**Task requirements**: Below is a listing to write out in full, exactly as given, without its pictures.

— BEGIN Supplied data —

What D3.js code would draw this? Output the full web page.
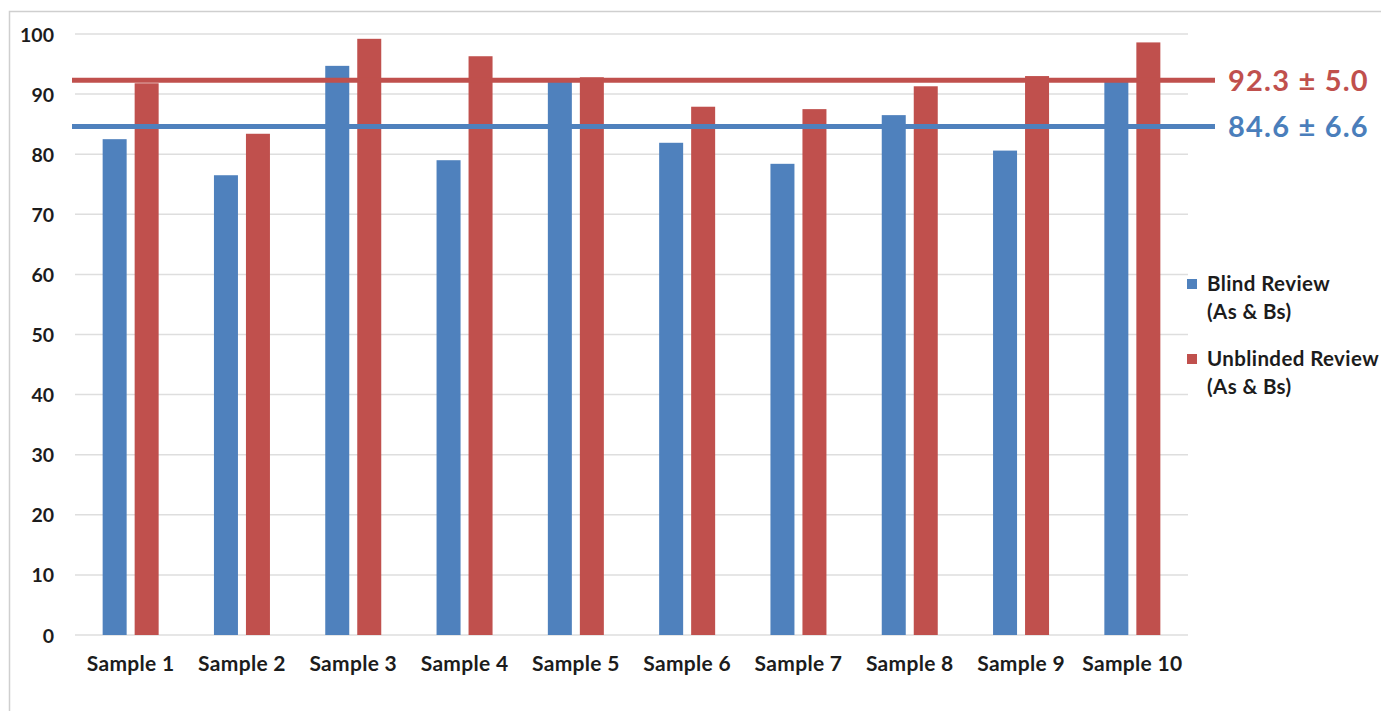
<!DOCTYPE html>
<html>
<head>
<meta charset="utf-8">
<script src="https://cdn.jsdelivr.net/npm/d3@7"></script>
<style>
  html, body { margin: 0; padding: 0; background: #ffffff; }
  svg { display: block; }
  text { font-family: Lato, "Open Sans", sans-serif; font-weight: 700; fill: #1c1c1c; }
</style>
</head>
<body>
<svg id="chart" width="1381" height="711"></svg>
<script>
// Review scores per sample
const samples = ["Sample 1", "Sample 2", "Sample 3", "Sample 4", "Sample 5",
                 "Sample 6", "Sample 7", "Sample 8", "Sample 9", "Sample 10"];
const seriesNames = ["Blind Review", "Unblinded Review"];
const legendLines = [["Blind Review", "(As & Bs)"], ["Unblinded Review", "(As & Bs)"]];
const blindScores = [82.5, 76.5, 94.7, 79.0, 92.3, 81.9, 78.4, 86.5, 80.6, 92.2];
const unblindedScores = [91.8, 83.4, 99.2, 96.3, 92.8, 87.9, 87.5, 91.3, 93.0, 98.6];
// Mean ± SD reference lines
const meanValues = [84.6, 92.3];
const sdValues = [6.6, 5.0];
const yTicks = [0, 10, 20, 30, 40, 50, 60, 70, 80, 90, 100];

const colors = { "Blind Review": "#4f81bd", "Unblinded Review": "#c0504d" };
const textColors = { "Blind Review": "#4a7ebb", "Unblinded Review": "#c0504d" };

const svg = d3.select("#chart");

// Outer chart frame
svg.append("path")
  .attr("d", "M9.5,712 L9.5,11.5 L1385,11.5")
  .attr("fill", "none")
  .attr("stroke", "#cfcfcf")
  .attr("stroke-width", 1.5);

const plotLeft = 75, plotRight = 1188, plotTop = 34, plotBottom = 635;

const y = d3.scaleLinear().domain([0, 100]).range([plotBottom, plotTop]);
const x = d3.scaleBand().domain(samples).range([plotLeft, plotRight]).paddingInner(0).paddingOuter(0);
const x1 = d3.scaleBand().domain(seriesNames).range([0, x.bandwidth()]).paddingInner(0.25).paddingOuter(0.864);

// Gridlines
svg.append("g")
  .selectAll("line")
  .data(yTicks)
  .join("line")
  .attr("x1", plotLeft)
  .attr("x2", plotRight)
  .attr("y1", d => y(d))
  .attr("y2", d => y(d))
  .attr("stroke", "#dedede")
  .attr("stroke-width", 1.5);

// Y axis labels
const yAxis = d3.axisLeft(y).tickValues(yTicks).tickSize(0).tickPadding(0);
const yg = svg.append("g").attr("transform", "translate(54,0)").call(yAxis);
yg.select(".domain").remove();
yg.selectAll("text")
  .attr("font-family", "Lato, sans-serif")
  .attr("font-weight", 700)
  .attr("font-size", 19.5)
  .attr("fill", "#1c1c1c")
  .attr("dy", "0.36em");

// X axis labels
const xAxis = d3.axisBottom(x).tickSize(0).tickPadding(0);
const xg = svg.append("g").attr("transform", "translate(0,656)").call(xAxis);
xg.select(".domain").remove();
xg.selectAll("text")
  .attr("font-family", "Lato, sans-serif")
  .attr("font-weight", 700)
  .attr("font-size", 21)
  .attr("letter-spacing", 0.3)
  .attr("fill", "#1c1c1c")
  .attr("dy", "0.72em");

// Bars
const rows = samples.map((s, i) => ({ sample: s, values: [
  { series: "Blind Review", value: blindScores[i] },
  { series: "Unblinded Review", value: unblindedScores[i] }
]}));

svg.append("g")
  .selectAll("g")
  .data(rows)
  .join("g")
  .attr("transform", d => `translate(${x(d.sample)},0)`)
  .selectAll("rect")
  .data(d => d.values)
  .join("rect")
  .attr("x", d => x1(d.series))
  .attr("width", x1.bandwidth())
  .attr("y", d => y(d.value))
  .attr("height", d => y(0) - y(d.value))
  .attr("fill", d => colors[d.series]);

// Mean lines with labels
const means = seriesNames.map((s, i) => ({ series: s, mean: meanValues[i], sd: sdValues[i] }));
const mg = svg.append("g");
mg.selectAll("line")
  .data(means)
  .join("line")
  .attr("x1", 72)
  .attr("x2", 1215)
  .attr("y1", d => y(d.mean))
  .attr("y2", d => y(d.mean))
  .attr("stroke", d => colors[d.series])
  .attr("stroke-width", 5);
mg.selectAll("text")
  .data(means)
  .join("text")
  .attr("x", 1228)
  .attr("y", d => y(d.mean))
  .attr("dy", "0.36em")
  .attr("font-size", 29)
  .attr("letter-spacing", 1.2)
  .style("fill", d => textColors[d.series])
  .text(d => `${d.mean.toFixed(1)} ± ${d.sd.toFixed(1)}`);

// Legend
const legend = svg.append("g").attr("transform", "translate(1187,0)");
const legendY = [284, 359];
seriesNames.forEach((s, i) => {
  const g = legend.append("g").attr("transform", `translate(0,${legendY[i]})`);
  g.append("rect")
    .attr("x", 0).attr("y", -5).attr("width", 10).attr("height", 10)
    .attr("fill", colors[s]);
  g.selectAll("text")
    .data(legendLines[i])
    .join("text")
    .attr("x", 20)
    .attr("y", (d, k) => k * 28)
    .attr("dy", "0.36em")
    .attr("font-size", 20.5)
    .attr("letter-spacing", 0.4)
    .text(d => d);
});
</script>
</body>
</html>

— END Supplied data —

**Task answer**:
What D3.js code would draw this? Output the full web page.
<!DOCTYPE html>
<html>
<head>
<meta charset="utf-8">
<script src="https://cdn.jsdelivr.net/npm/d3@7"></script>
<style>
  html, body { margin: 0; padding: 0; background: #ffffff; }
  svg { display: block; }
  text { font-family: Lato, "Open Sans", sans-serif; font-weight: 700; fill: #1c1c1c; }
</style>
</head>
<body>
<svg id="chart" width="1381" height="711"></svg>
<script>
// Review scores per sample
const samples = ["Sample 1", "Sample 2", "Sample 3", "Sample 4", "Sample 5",
                 "Sample 6", "Sample 7", "Sample 8", "Sample 9", "Sample 10"];
const seriesNames = ["Blind Review", "Unblinded Review"];
const legendLines = [["Blind Review", "(As & Bs)"], ["Unblinded Review", "(As & Bs)"]];
const blindScores = [82.5, 76.5, 94.7, 79.0, 92.3, 81.9, 78.4, 86.5, 80.6, 92.2];
const unblindedScores = [91.8, 83.4, 99.2, 96.3, 92.8, 87.9, 87.5, 91.3, 93.0, 98.6];
// Mean ± SD reference lines
const meanValues = [84.6, 92.3];
const sdValues = [6.6, 5.0];
const yTicks = [0, 10, 20, 30, 40, 50, 60, 70, 80, 90, 100];

const colors = { "Blind Review": "#4f81bd", "Unblinded Review": "#c0504d" };
const textColors = { "Blind Review": "#4a7ebb", "Unblinded Review": "#c0504d" };

const svg = d3.select("#chart");

// Outer chart frame
svg.append("path")
  .attr("d", "M9.5,712 L9.5,11.5 L1385,11.5")
  .attr("fill", "none")
  .attr("stroke", "#cfcfcf")
  .attr("stroke-width", 1.5);

const plotLeft = 75, plotRight = 1188, plotTop = 34, plotBottom = 635;

const y = d3.scaleLinear().domain([0, 100]).range([plotBottom, plotTop]);
const x = d3.scaleBand().domain(samples).range([plotLeft, plotRight]).paddingInner(0).paddingOuter(0);
const x1 = d3.scaleBand().domain(seriesNames).range([0, x.bandwidth()]).paddingInner(0.25).paddingOuter(0.864);

// Gridlines
svg.append("g")
  .selectAll("line")
  .data(yTicks)
  .join("line")
  .attr("x1", plotLeft)
  .attr("x2", plotRight)
  .attr("y1", d => y(d))
  .attr("y2", d => y(d))
  .attr("stroke", "#dedede")
  .attr("stroke-width", 1.5);

// Y axis labels
const yAxis = d3.axisLeft(y).tickValues(yTicks).tickSize(0).tickPadding(0);
const yg = svg.append("g").attr("transform", "translate(54,0)").call(yAxis);
yg.select(".domain").remove();
yg.selectAll("text")
  .attr("font-family", "Lato, sans-serif")
  .attr("font-weight", 700)
  .attr("font-size", 19.5)
  .attr("fill", "#1c1c1c")
  .attr("dy", "0.36em");

// X axis labels
const xAxis = d3.axisBottom(x).tickSize(0).tickPadding(0);
const xg = svg.append("g").attr("transform", "translate(0,656)").call(xAxis);
xg.select(".domain").remove();
xg.selectAll("text")
  .attr("font-family", "Lato, sans-serif")
  .attr("font-weight", 700)
  .attr("font-size", 21)
  .attr("letter-spacing", 0.3)
  .attr("fill", "#1c1c1c")
  .attr("dy", "0.72em");

// Bars
const rows = samples.map((s, i) => ({ sample: s, values: [
  { series: "Blind Review", value: blindScores[i] },
  { series: "Unblinded Review", value: unblindedScores[i] }
]}));

svg.append("g")
  .selectAll("g")
  .data(rows)
  .join("g")
  .attr("transform", d => `translate(${x(d.sample)},0)`)
  .selectAll("rect")
  .data(d => d.values)
  .join("rect")
  .attr("x", d => x1(d.series))
  .attr("width", x1.bandwidth())
  .attr("y", d => y(d.value))
  .attr("height", d => y(0) - y(d.value))
  .attr("fill", d => colors[d.series]);

// Mean lines with labels
const means = seriesNames.map((s, i) => ({ series: s, mean: meanValues[i], sd: sdValues[i] }));
const mg = svg.append("g");
mg.selectAll("line")
  .data(means)
  .join("line")
  .attr("x1", 72)
  .attr("x2", 1215)
  .attr("y1", d => y(d.mean))
  .attr("y2", d => y(d.mean))
  .attr("stroke", d => colors[d.series])
  .attr("stroke-width", 5);
mg.selectAll("text")
  .data(means)
  .join("text")
  .attr("x", 1228)
  .attr("y", d => y(d.mean))
  .attr("dy", "0.36em")
  .attr("font-size", 29)
  .attr("letter-spacing", 1.2)
  .style("fill", d => textColors[d.series])
  .text(d => `${d.mean.toFixed(1)} ± ${d.sd.toFixed(1)}`);

// Legend
const legend = svg.append("g").attr("transform", "translate(1187,0)");
const legendY = [284, 359];
seriesNames.forEach((s, i) => {
  const g = legend.append("g").attr("transform", `translate(0,${legendY[i]})`);
  g.append("rect")
    .attr("x", 0).attr("y", -5).attr("width", 10).attr("height", 10)
    .attr("fill", colors[s]);
  g.selectAll("text")
    .data(legendLines[i])
    .join("text")
    .attr("x", 20)
    .attr("y", (d, k) => k * 28)
    .attr("dy", "0.36em")
    .attr("font-size", 20.5)
    .attr("letter-spacing", 0.4)
    .text(d => d);
});
</script>
</body>
</html>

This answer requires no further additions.